In [1]:
import random
random.seed(1) 


In [2]:
class State:
    def __init__(self, dealer_card, player_card, is_terminal=False):
        """
        :type self.is_terminal: bool
        :type self.dealer: int
        :type self.player: int
        """
        self.dealer = dealer_card.value
        self.player = player_card.value
        self.term = is_terminal

In [3]:
class Card:
    def __init__(self, force_black=False):
        """
        :type self.value: int
        """

        self.value = random.randint(1,10)
        self.absolute_value = self.value
        if force_black or random.randint(1,3) != 1:
            self.is_black = True
        else:
            self.is_black = False
            self.value = 0 - self.value
        self.is_red = not self.is_black

In [4]:
from enum import Enum
class Actions(Enum):

    # Possible actions
    hit = 0
    stick = 1

    @staticmethod
    def get_action(n):
        return Actions.hit if n==0 else Actions.stick

In [5]:
def step(s, a):
    next_s = s
    r = 0
    if a == Actions.stick:
        while not next_s.term:
            next_s.dealer += Card().value
            if next_s.dealer < 1 or next_s.dealer > 21:
                next_s.term = True
                r = 1
            elif next_s.dealer >= 17:
                next_s.term = True
                if next_s.dealer > next_s.player:
                    r = -1
                elif next_s.dealer < next_s.player:
                    r = 1
    else:
        next_s.player += Card().value
        if next_s.player < 1 or next_s.player > 21:
            next_s.term = True
            r = -1
    return next_s, r

In [6]:
s = State(Card(True),Card(True))
a = Actions.hit

while not s.term:
    # print ("state = %d, %d" % (s.player, s.dealer, s.term))
    print ("state = %s, %s" % (s.player, s.dealer))
    if s.player >= 17:
        a = Actions.stick
    s, r = step(s, a)

print "reward = %d" % (r)

state = 9, 2
state = 1, 2
state = 6, 2
state = 13, 2
state = 12, 2
state = 21, 2
reward = 1


In [7]:
def play():
    s = State(Card(True),Card(True))
    a = Actions.hit
    
    while not s.term:
        # print ("state = %d, %d" % (s.player, s.dealer, s.term))
        if s.player >= 14 or s.player < 9:
            a = Actions.stick
        s, r = step(s, a)
    return r

In [8]:
r = 0
for i in xrange(0,100000):
    r += play()

print "r = %s" % (round(1.0*r/i,2))

r = 0.06


### Test; Each draw from the deck results in a value between 1 and 10 (uniformly distributed)

In [9]:
import matplotlib.pyplot as plt
%matplotlib notebook
plt.figure(1)

values = []
for i in xrange(0,100000):
    values.append(Card().absolute_value)
    # values.append(random.randint(1,10))

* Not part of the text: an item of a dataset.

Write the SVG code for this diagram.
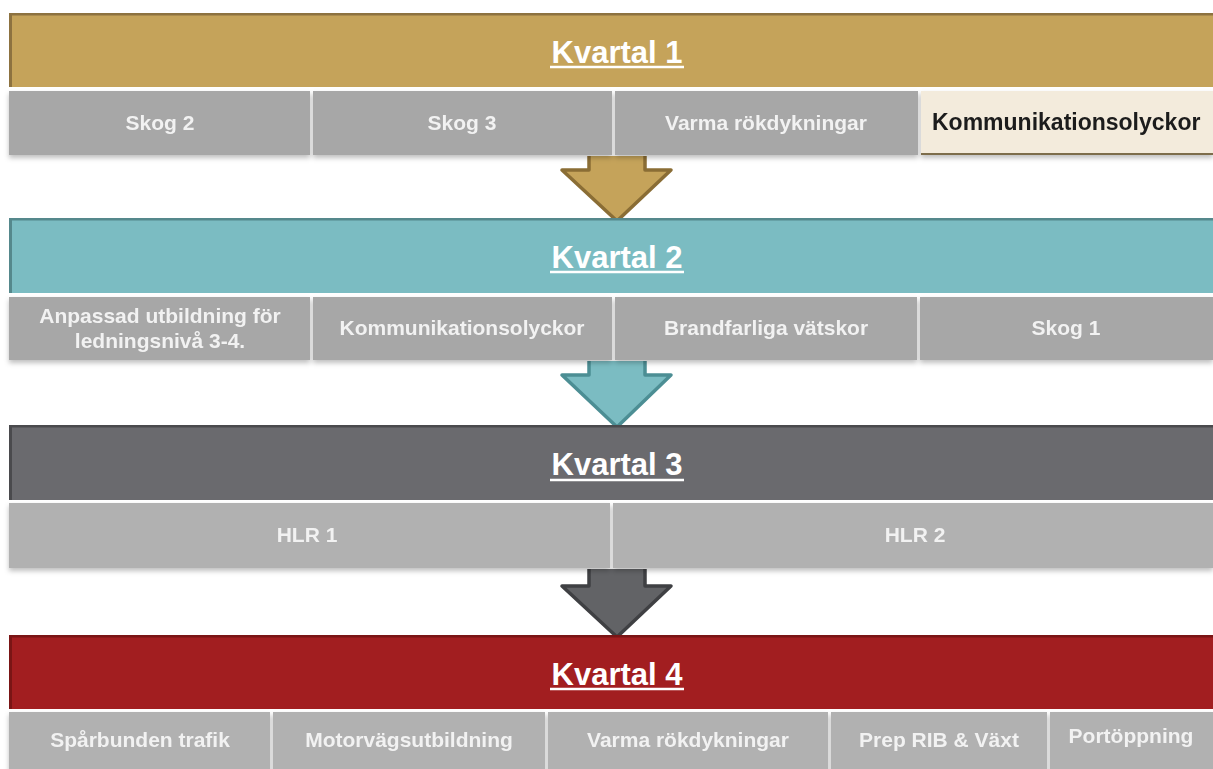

plt.title('Test; Each draw from the deck results in a value between 1 and 10 (uniformly distributed)')
plt.hist(values)
  
         # , c='g', s=20, alpha=0.25, label='true positive')
plt.show()
plt.savefig("#1-test1.png")

<IPython.core.display.Javascript object>

In [311]:
# from IPython.display import Image
# Image(url="test.png")

### Each draw from the deck results in a colour of red (probability 1/3) or black (probability 2/3).

In [10]:
import matplotlib.pyplot as plt
%matplotlib notebook
plt.figure(2)

values = []
for i in xrange(0,100000):
    if (Card().is_black):
        values.append(0.6666666)
    else:
        values.append(0.3333333)

plt.title('Test; red (probability 1/3) or black (probability 2/3)')
plt.hist(values)
  
         # , c='g', s=20, alpha=0.25, label='true positive')
plt.show()
plt.savefig("#1-test2.png")

<IPython.core.display.Javascript object>

### Test: If the player’s sum exceeds 21, or becomes less than 1, then she “goes bust” and loses the game (reward -1)

In [11]:
def play_test_player_bust():
    s = State(Card(True),Card(True))
    a = Actions.hit
    
    while not s.term:
        s, r = step(s, a)
        # print ("state = %s, %s, %s" % (s.player, s.dealer, s.term))
    return s, r

In [12]:
import matplotlib.pyplot as plt
%matplotlib notebook
plt.figure(3)

values = []
for i in xrange(0,100000):
    s, r = play_test_player_bust()
    if s.player > 21:
        values.append(1)
    elif s.player < 1:
        values.append(1)
    else:
        values.append(-1)
        print "error!!!!"
    

plt.title('Test; player busts > 21 or <1')
plt.hist(values)
  
         # , c='g', s=20, alpha=0.25, label='true positive')
plt.show()
plt.savefig("#1-test3.png")

<IPython.core.display.Javascript object>

### Test: If the player sticks then the dealer starts taking turns. The dealer always sticks on any sum of 17 or greater, and hits otherwise. If the dealer goes bust, then the player wins; otherwise, the outcome – win (reward +1), lose (reward -1), or draw (reward 0) – is the player with the largest sum.

In [13]:
def play_test_player_stick():
    s = State(Card(True),Card(True))
    a = Actions.hit
    
    a = Actions.stick
    while not s.term:
        s, r = step(s, a)
        # print ("state = %s, %s, %s" % (s.player, s.dealer, s.term))
    return s, r

In [14]:
import matplotlib.pyplot as plt
%matplotlib notebook
plt.figure(4)

values = []
for i in xrange(0,100000):
    s, r = play_test_player_stick()
    if s.dealer > 21 or s.dealer < 1:
        if r == 1:
            values.append(1)
        else:
            print "error, player should have won"
            print ("state = %s, %s, %s. result = %s" % (s.player, s.dealer, s.term, r))
            values.append(-1)
    elif s.player == s.dealer:
        if r == 0:
            values.append(1)
        else:
            print "error, player should have drawn"
            print ("state = %s, %s, %s. result = %s" % (s.player, s.dealer, s.term, r))
            values.append(-2)
    elif s.player > s.dealer:
        if r == 1:
            values.append(1)
        else:
            print "error, player should have won"
            print ("state = %s, %s, %s. result = %s" % (s.player, s.dealer, s.term, r))
            values.append(-3)
    elif s.player < s.dealer:
        if r == -1:
            values.append(1)
        else:
            print "error, player should have lost"
            print ("state = %s, %s, %s. result = %s" % (s.player, s.dealer, s.term, r))
            values.append(-4)
    else:
        print "all cases should have been dealt with"
        print ("state = %s, %s, %s. result = %s" % (s.player, s.dealer, s.term, r))
        values.append(-5)

    

plt.title('Test; player sticks')
plt.hist(values)
plt.show()
plt.savefig("#1-test4.png")

<IPython.core.display.Javascript object>